▸ **Raw data**
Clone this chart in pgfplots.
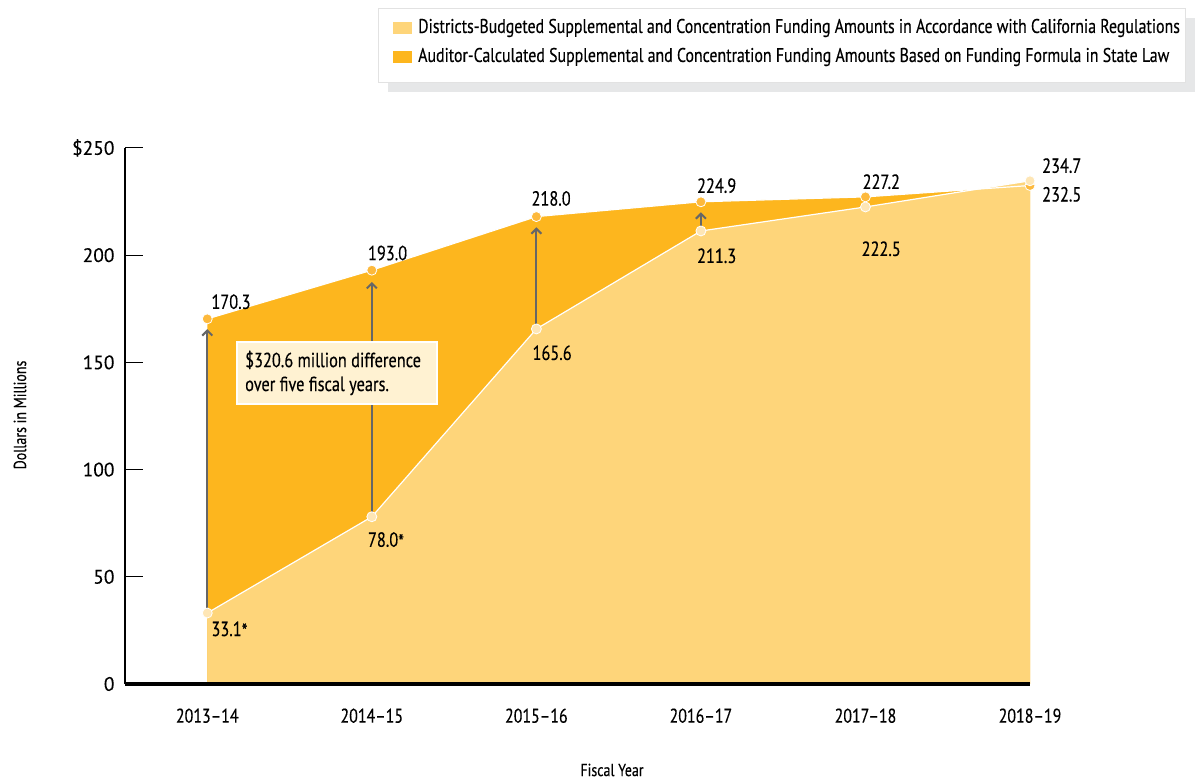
\documentclass[border=0pt]{standalone}
\usepackage{fontspec}
\setmainfont{PT Sans}[FakeStretch=0.8, FakeBold=0.3]
\newfontfamily\regfont{PT Sans}[FakeBold=0.2]
\usepackage{pgfplots}
\pgfplotsset{compat=1.18}
\usetikzlibrary{arrows.meta}
\definecolor{lightY}{HTML}{FED57A}
\definecolor{darkY}{HTML}{FDB61E}
\definecolor{ptLight}{HTML}{FEE6B5}
\definecolor{ptDark}{HTML}{FDB93C}
\definecolor{arrowG}{HTML}{666666}
\definecolor{boxFill}{HTML}{FFF2D2}
\definecolor{shadowG}{HTML}{E6E7E8}
\definecolor{legBorder}{HTML}{E2E2E2}
\newcommand{\lbl}{\fontsize{20.5}{20.5}\selectfont}
\begin{document}
\begin{tikzpicture}[x=1bp,y=1bp]
\path[use as bounding box] (0,0) rectangle (1201,782);
% legend
\fill[shadowG] (388,690) rectangle (1195,764);
\filldraw[fill=white, draw=legBorder, line width=0.8bp] (378,700) rectangle (1185,774);
\fill[lightY] (393,748) rectangle (412,760);
\fill[darkY] (393,719) rectangle (412,731);
\node[anchor=west, inner sep=0, font=\fontsize{19.9}{19.9}\selectfont] at (418,754) {Districts-Budgeted Supplemental and Concentration Funding Amounts in Accordance with California Regulations};
\node[anchor=west, inner sep=0, font=\fontsize{19.9}{19.9}\selectfont] at (418,725) {Auditor-Calculated Supplemental and Concentration Funding Amounts Based on Funding Formula in State Law};
% axis titles
\node[rotate=90, font=\fontsize{17.5}{17.5}\selectfont] at (20,367) {Dollars in Millions};
\node[font=\fontsize{17.5}{17.5}\selectfont] at (612,12) {Fiscal Year};
\begin{axis}[
  at={(125bp,98bp)}, anchor=south west,
  scale only axis, width=905bp, height=536bp,
  xmin=-0.5, xmax=5, ymin=0, ymax=250,
  axis lines*=left,
  x axis line style={line width=3.5bp},
  y axis line style={line width=2.5bp},
  ytick={0,50,100,150,200,250},
  yticklabels={\raisebox{-8bp}{0},50,100,150,200,\$250},
  xtick={0,1,2,3,4,5},
  xticklabels={2013--14,2014--15,2015--16,2016--17,2017--18,2018--19},
  major x tick style={draw=none},
  major y tick style={line width=1bp, black},
  tick align=inside,
  major tick length=18bp,
  yticklabel style={font=\regfont\fontsize{19.5}{19.5}\selectfont, xshift=-7bp},
  xticklabel style={font=\fontsize{20}{20}\selectfont, yshift=-21bp},
  clip=false,
  axis on top,
]
\addplot[fill=darkY, draw=none] coordinates {(0,170.3)(1,193.0)(2,218.0)(3,224.9)(4,227.2)(5,232.5)} \closedcycle;
\addplot[fill=lightY, draw=none] coordinates {(0,33.1)(1,78.0)(2,165.6)(3,211.3)(4,222.5)(5,234.7)} \closedcycle;
\addplot[white, line width=1.2bp] coordinates {(0,170.3)(1,193.0)(2,218.0)(3,224.9)(4,227.2)(5,232.5)};
\addplot[white, line width=1.2bp] coordinates {(0,33.1)(1,78.0)(2,165.6)(3,211.3)(4,222.5)(5,234.7)};
% arrows
\addplot[arrowG, line width=2bp, -{Straight Barb[length=5bp,width=10bp,line width=2bp]}] coordinates {(0,33.1)(0,165.5)};
\addplot[arrowG, line width=2bp, -{Straight Barb[length=5bp,width=10bp,line width=2bp]}] coordinates {(1,78.0)(1,187.5)};
\addplot[arrowG, line width=2bp, -{Straight Barb[length=5bp,width=10bp,line width=2bp]}] coordinates {(2,165.6)(2,213)};
\addplot[arrowG, line width=2bp, -{Straight Barb[length=5bp,width=10bp,line width=2bp]}] coordinates {(3,211.3)(3,220)};
% markers
\addplot[only marks, mark=*, mark size=5bp, mark options={fill=ptDark, draw=white, line width=0.8bp}] coordinates {(0,170.3)(1,193.0)(2,218.0)(3,224.9)(4,227.2)(5,232.5)};
\addplot[only marks, mark=*, mark size=5bp, mark options={fill=ptLight, draw=white, line width=0.8bp}] coordinates {(0,33.1)(1,78.0)(2,165.6)(3,211.3)(4,222.5)(5,234.7)};
% value labels
\node[anchor=base west, inner sep=0, font=\lbl] at ([xshift=4bp,yshift=10bp]axis cs:0,170.3) {170.3};
\node[anchor=base west, inner sep=0, font=\lbl] at ([xshift=-4bp,yshift=10bp]axis cs:1,193.0) {193.0};
\node[anchor=base west, inner sep=0, font=\lbl] at ([xshift=-5bp,yshift=11bp]axis cs:2,218.0) {218.0};
\node[anchor=base west, inner sep=0, font=\lbl] at ([xshift=-4bp,yshift=9bp]axis cs:3,224.9) {224.9};
\node[anchor=base west, inner sep=0, font=\lbl] at ([xshift=-3bp,yshift=8bp]axis cs:4,227.2) {227.2};
\node[anchor=base west, inner sep=0, font=\lbl] at ([xshift=12bp,yshift=8bp]axis cs:5,234.7) {234.7};
\node[anchor=base west, inner sep=0, font=\lbl] at ([xshift=12bp,yshift=-16bp]axis cs:5,232.5) {232.5};
\node[anchor=base west, inner sep=0, font=\lbl] at ([xshift=4bp,yshift=-23bp]axis cs:0,33.1) {33.1\raisebox{-2bp}{*}};
\node[anchor=base west, inner sep=0, font=\lbl] at ([xshift=-4bp,yshift=-30bp]axis cs:1,78.0) {78.0\raisebox{-2bp}{*}};
\node[anchor=base west, inner sep=0, font=\lbl] at ([xshift=-4bp,yshift=-31bp]axis cs:2,165.6) {165.6};
\node[anchor=base west, inner sep=0, font=\lbl] at ([xshift=-4bp,yshift=-32bp]axis cs:3,211.3) {211.3};
\node[anchor=base west, inner sep=0, font=\lbl] at ([xshift=-4bp,yshift=-49bp]axis cs:4,222.5) {222.5};
\end{axis}
% annotation box
\filldraw[fill=boxFill, draw=white, line width=1.5bp] (237,378) rectangle (437,440);
\node[anchor=west, align=left, inner sep=0, font=\fontsize{20.5}{24}\selectfont] at (245,409) {\$320.6 million difference\\over five fiscal years.};
\end{tikzpicture}
\end{document}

▸ **Set task**
Reproduce all of the material exactly, apart from the pictures.

▸ **Response to the task**
Clone this chart in pgfplots.
\documentclass[border=0pt]{standalone}
\usepackage{fontspec}
\setmainfont{PT Sans}[FakeStretch=0.8, FakeBold=0.3]
\newfontfamily\regfont{PT Sans}[FakeBold=0.2]
\usepackage{pgfplots}
\pgfplotsset{compat=1.18}
\usetikzlibrary{arrows.meta}
\definecolor{lightY}{HTML}{FED57A}
\definecolor{darkY}{HTML}{FDB61E}
\definecolor{ptLight}{HTML}{FEE6B5}
\definecolor{ptDark}{HTML}{FDB93C}
\definecolor{arrowG}{HTML}{666666}
\definecolor{boxFill}{HTML}{FFF2D2}
\definecolor{shadowG}{HTML}{E6E7E8}
\definecolor{legBorder}{HTML}{E2E2E2}
\newcommand{\lbl}{\fontsize{20.5}{20.5}\selectfont}
\begin{document}
\begin{tikzpicture}[x=1bp,y=1bp]
\path[use as bounding box] (0,0) rectangle (1201,782);
% legend
\fill[shadowG] (388,690) rectangle (1195,764);
\filldraw[fill=white, draw=legBorder, line width=0.8bp] (378,700) rectangle (1185,774);
\fill[lightY] (393,748) rectangle (412,760);
\fill[darkY] (393,719) rectangle (412,731);
\node[anchor=west, inner sep=0, font=\fontsize{19.9}{19.9}\selectfont] at (418,754) {Districts-Budgeted Supplemental and Concentration Funding Amounts in Accordance with California Regulations};
\node[anchor=west, inner sep=0, font=\fontsize{19.9}{19.9}\selectfont] at (418,725) {Auditor-Calculated Supplemental and Concentration Funding Amounts Based on Funding Formula in State Law};
% axis titles
\node[rotate=90, font=\fontsize{17.5}{17.5}\selectfont] at (20,367) {Dollars in Millions};
\node[font=\fontsize{17.5}{17.5}\selectfont] at (612,12) {Fiscal Year};
\begin{axis}[
  at={(125bp,98bp)}, anchor=south west,
  scale only axis, width=905bp, height=536bp,
  xmin=-0.5, xmax=5, ymin=0, ymax=250,
  axis lines*=left,
  x axis line style={line width=3.5bp},
  y axis line style={line width=2.5bp},
  ytick={0,50,100,150,200,250},
  yticklabels={\raisebox{-8bp}{0},50,100,150,200,\$250},
  xtick={0,1,2,3,4,5},
  xticklabels={2013--14,2014--15,2015--16,2016--17,2017--18,2018--19},
  major x tick style={draw=none},
  major y tick style={line width=1bp, black},
  tick align=inside,
  major tick length=18bp,
  yticklabel style={font=\regfont\fontsize{19.5}{19.5}\selectfont, xshift=-7bp},
  xticklabel style={font=\fontsize{20}{20}\selectfont, yshift=-21bp},
  clip=false,
  axis on top,
]
\addplot[fill=darkY, draw=none] coordinates {(0,170.3)(1,193.0)(2,218.0)(3,224.9)(4,227.2)(5,232.5)} \closedcycle;
\addplot[fill=lightY, draw=none] coordinates {(0,33.1)(1,78.0)(2,165.6)(3,211.3)(4,222.5)(5,234.7)} \closedcycle;
\addplot[white, line width=1.2bp] coordinates {(0,170.3)(1,193.0)(2,218.0)(3,224.9)(4,227.2)(5,232.5)};
\addplot[white, line width=1.2bp] coordinates {(0,33.1)(1,78.0)(2,165.6)(3,211.3)(4,222.5)(5,234.7)};
% arrows
\addplot[arrowG, line width=2bp, -{Straight Barb[length=5bp,width=10bp,line width=2bp]}] coordinates {(0,33.1)(0,165.5)};
\addplot[arrowG, line width=2bp, -{Straight Barb[length=5bp,width=10bp,line width=2bp]}] coordinates {(1,78.0)(1,187.5)};
\addplot[arrowG, line width=2bp, -{Straight Barb[length=5bp,width=10bp,line width=2bp]}] coordinates {(2,165.6)(2,213)};
\addplot[arrowG, line width=2bp, -{Straight Barb[length=5bp,width=10bp,line width=2bp]}] coordinates {(3,211.3)(3,220)};
% markers
\addplot[only marks, mark=*, mark size=5bp, mark options={fill=ptDark, draw=white, line width=0.8bp}] coordinates {(0,170.3)(1,193.0)(2,218.0)(3,224.9)(4,227.2)(5,232.5)};
\addplot[only marks, mark=*, mark size=5bp, mark options={fill=ptLight, draw=white, line width=0.8bp}] coordinates {(0,33.1)(1,78.0)(2,165.6)(3,211.3)(4,222.5)(5,234.7)};
% value labels
\node[anchor=base west, inner sep=0, font=\lbl] at ([xshift=4bp,yshift=10bp]axis cs:0,170.3) {170.3};
\node[anchor=base west, inner sep=0, font=\lbl] at ([xshift=-4bp,yshift=10bp]axis cs:1,193.0) {193.0};
\node[anchor=base west, inner sep=0, font=\lbl] at ([xshift=-5bp,yshift=11bp]axis cs:2,218.0) {218.0};
\node[anchor=base west, inner sep=0, font=\lbl] at ([xshift=-4bp,yshift=9bp]axis cs:3,224.9) {224.9};
\node[anchor=base west, inner sep=0, font=\lbl] at ([xshift=-3bp,yshift=8bp]axis cs:4,227.2) {227.2};
\node[anchor=base west, inner sep=0, font=\lbl] at ([xshift=12bp,yshift=8bp]axis cs:5,234.7) {234.7};
\node[anchor=base west, inner sep=0, font=\lbl] at ([xshift=12bp,yshift=-16bp]axis cs:5,232.5) {232.5};
\node[anchor=base west, inner sep=0, font=\lbl] at ([xshift=4bp,yshift=-23bp]axis cs:0,33.1) {33.1\raisebox{-2bp}{*}};
\node[anchor=base west, inner sep=0, font=\lbl] at ([xshift=-4bp,yshift=-30bp]axis cs:1,78.0) {78.0\raisebox{-2bp}{*}};
\node[anchor=base west, inner sep=0, font=\lbl] at ([xshift=-4bp,yshift=-31bp]axis cs:2,165.6) {165.6};
\node[anchor=base west, inner sep=0, font=\lbl] at ([xshift=-4bp,yshift=-32bp]axis cs:3,211.3) {211.3};
\node[anchor=base west, inner sep=0, font=\lbl] at ([xshift=-4bp,yshift=-49bp]axis cs:4,222.5) {222.5};
\end{axis}
% annotation box
\filldraw[fill=boxFill, draw=white, line width=1.5bp] (237,378) rectangle (437,440);
\node[anchor=west, align=left, inner sep=0, font=\fontsize{20.5}{24}\selectfont] at (245,409) {\$320.6 million difference\\over five fiscal years.};
\end{tikzpicture}
\end{document}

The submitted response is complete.